Come si concilia il “molto antico” con la sensibilità di oggi? « L’elaborazione a 4 voci segue le regole di base della composizione polifonica in stile “severo”, che si richiama alla prassi rinascimentale, e poi a Bach e ai suoi contemporanei, ma allarga la dimensione armonica, creando delle sonorità più “moderne”. È perciò un tentativo di collegare la prassi antica con sonorità più vicine a noi, ma senza spingersi nelle soluzioni musicali contemporanee più avanzate».

Certamente crescendo in una casa pastorale si familiarizza presto con gli inni: che cosa rimane di questa formazione? «A mio padre, il pastore Aldo, piaceva molto cantare, mia madre suonava l’armonium e dirigeva la corale. Ricordo che tornavano a casa e ascoltavano le registrazioni delle prove su un piccolo registratore a bobine “Geloso”: le ascoltavo anch’io, cercando di capire di quali persone erano le varie voci. Ricordo la Festa di canto dei bambini delle scuole domenicali e le riunioni delle corali, poi Agape con i suoi canzonieri “moderni”. Sono cresciuto in mezzo alla musica della fede. C’è un futuro per questo repertorio, che sia severo e raffinato o popolare e semplice: molto dipende dal desiderio di coltivarlo e di contribuire a costruirlo».

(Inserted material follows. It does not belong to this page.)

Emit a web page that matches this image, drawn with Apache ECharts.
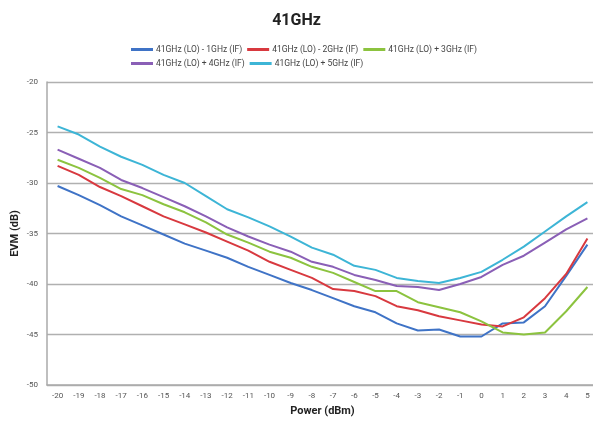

Allora, presto questo Sanctus et Benedictus “valdese” sarà eseguito… «Certamente: nella notte del Natale venturo – conclude il m° Di Tollo –. E sarà la prima di una lunga serie: ho la fortuna di operare in uno Stato in cui il ruolo dell’antico “maestro di cappella” è ancora rispettato (e sovvenzionato), e questo è il mio modo di esserne riconoscente».